Плакат «Каждый рубеж — решающий», созданный плодовитым художником-графиком Виктором Ивановым в 1942 году, был показательным примером движения в направлении искусства, когда увечья использовались как маркер героизма [199], что было зеркальным отражением той тенденции, которая уже на протяжении нескольких десятилетий существовала в советской литературе. В изображенной Ивановым сцене окопной войны и падающих тел немецкой пехоты советский воин предстал без каски с раненой головой. Хотя такие детали его образа, как стальные голубые глаза и морщинистый лоб, были устоявшимся способом воплощения непоколебимости советского солдата, окровавленная повязка вокруг его головы, помещенная почти в самом центре плаката, добавляла некий новый элемент в изображение советского героя. Сам факт, что солдат терпит такое ранение, ни в коем случае не ставит под сомнение его военную доблесть, а скорее лишь подкрепляет его храбрость и стойкость, поскольку он продолжает сражаться, не обращая внимания на собственное физическое состояние.

Этот идеал был доведен до предела в работе «За Родину!» Алексея Кокорекина (1942), который, как и Дейнека в созданной в том же году «Обороне Севастополя», обратился к героизму моряков Черноморского флота. Он изобразил раненого главного героя, совершившего подвиг ценой своей жизни. Кокорекин черпал вдохновение в биографии советского командира Степана Ермоленко: на плакате тот стоит на коленях, с прижатой к ране в груди рукой, сквозь которую течет кровь, за мгновение до того, как метнет гранату в невидимого врага. Однако, несмотря на смертельную рану, которую ему приходится превозмогать, Ермоленко изображен как физически невредимый человек: его выпуклые бицепсы, гигантские бедра и решительное поведение поданы как стоические признаки его физического и морального превосходства — и его героизм лишь усиливается ранами и подвигом самопожертвования, который он готов совершить ради Родины.
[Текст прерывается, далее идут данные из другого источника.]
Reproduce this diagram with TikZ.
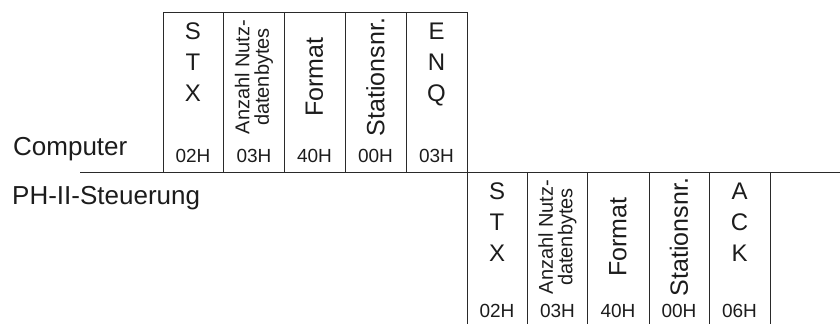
\documentclass[tikz,border=0pt]{standalone}
\usepackage{fontspec}
\setmainfont{Liberation Sans}
\usepackage{tikz}
\definecolor{cLine}{HTML}{2A2A2A}
\definecolor{cText}{HTML}{1C1C1C}
\def\rowA{12}
\def\rowB{172}
\tikzset{
  tline/.style={draw=cLine,line width=0.9pt},
  hexlab/.style={font=\fontsize{19}{22}\selectfont,text=cText,inner sep=0pt,anchor=base},
  stacklab/.style={font=\fontsize{24}{31}\selectfont,text=cText,inner sep=0pt,
      align=center,anchor=north},
  rotlab/.style={font=\fontsize{25}{28}\selectfont,text=cText,inner sep=0pt,rotate=90},
  rotpair/.style={font=\fontsize{20}{19.5}\selectfont,text=cText,inner sep=0pt,
      rotate=90,align=center},
  sidelab/.style={font=\fontsize{26}{30}\selectfont,text=cText,inner sep=0pt,
      anchor=base west},
}
\newcommand{\stackcell}[6]{%
  \node[stacklab] (#1) at (#2,#3+11) {#4};
  \node[hexlab] (#1h) at (#2,#3+#6) {#5};}
\newcommand{\rotcell}[7]{%
  \node[#2] (#1) at (#3,#4+65) {#5};
  \node[hexlab] (#1h) at (#3,#4+#7) {#6};}

\begin{document}
\begin{tikzpicture}[x=1pt,y=-1pt]
  \useasboundingbox (0,0) rectangle (840,324);

  % grid
  \foreach \xx in {163,223,284,345,406} \draw[tline] (\xx,\rowA) -- (\xx,\rowB);
  \foreach \xx in {527,587,649,709,770} \draw[tline] (\xx,\rowB) -- (\xx,324);
  \draw[tline] (467,\rowA) -- (467,324);
  \draw[tline] (163,\rowA) -- (467,\rowA);
  \draw[tline] (80,\rowB) -- (840,\rowB);

  \node[sidelab] (pc) at (13,155) {Computer};
  \node[sidelab] (plc) at (12,204) {PH-II-Steuerung};

  % Computer -> Steuerung
  \stackcell{stxA}{193}{\rowA}{S\\T\\X}{02H}{150}
  \rotcell{lenA}{rotpair}{254}{\rowA}{Anzahl Nutz-\\datenbytes}{03H}{150}
  \rotcell{fmtA}{rotlab}{314.5}{\rowA}{Format}{40H}{150}
  \rotcell{stnA}{rotlab}{375.5}{\rowA}{Stationsnr.}{00H}{150}
  \stackcell{enq}{436.5}{\rowA}{E\\N\\Q}{03H}{150}

  % Steuerung -> Computer
  \stackcell{stxB}{497}{\rowB}{S\\T\\X}{02H}{145}
  \rotcell{lenB}{rotpair}{557.5}{\rowB}{Anzahl Nutz-\\datenbytes}{03H}{145}
  \rotcell{fmtB}{rotlab}{618}{\rowB}{Format}{40H}{145}
  \rotcell{stnB}{rotlab}{679}{\rowB}{Stationsnr.}{00H}{145}
  \stackcell{ack}{739.5}{\rowB}{A\\C\\K}{06H}{145}
\end{tikzpicture}
\end{document}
В подобных случаях раненое мужское тело в парадигме советской героической маскулинности замещало физически невредимое, поскольку искалеченные люди рассматривались как символ доблестного свершения, долга и желания умереть за дело, а не как отмеченные какой бы то ни было связью с инвалидностью, неспособностью к действию или превосходящей силой врага. При изображении раненого солдата на плакате (в отличие от холста) акцент делался на воздействие на массовую аудиторию, а (реальные) героические деяния, которые представали на таких плакатах, преследовали цель не только вдохнуть уверенность в народ и вновь напомнить о неизбежности подлинной победы, но и подчеркнуть коллективную природу боевых действий и жертв, которые она предполагает. В таком контексте искалеченное мужское тело превращалось из нарушающего норму проблематичного феномена в саму суть советской личности.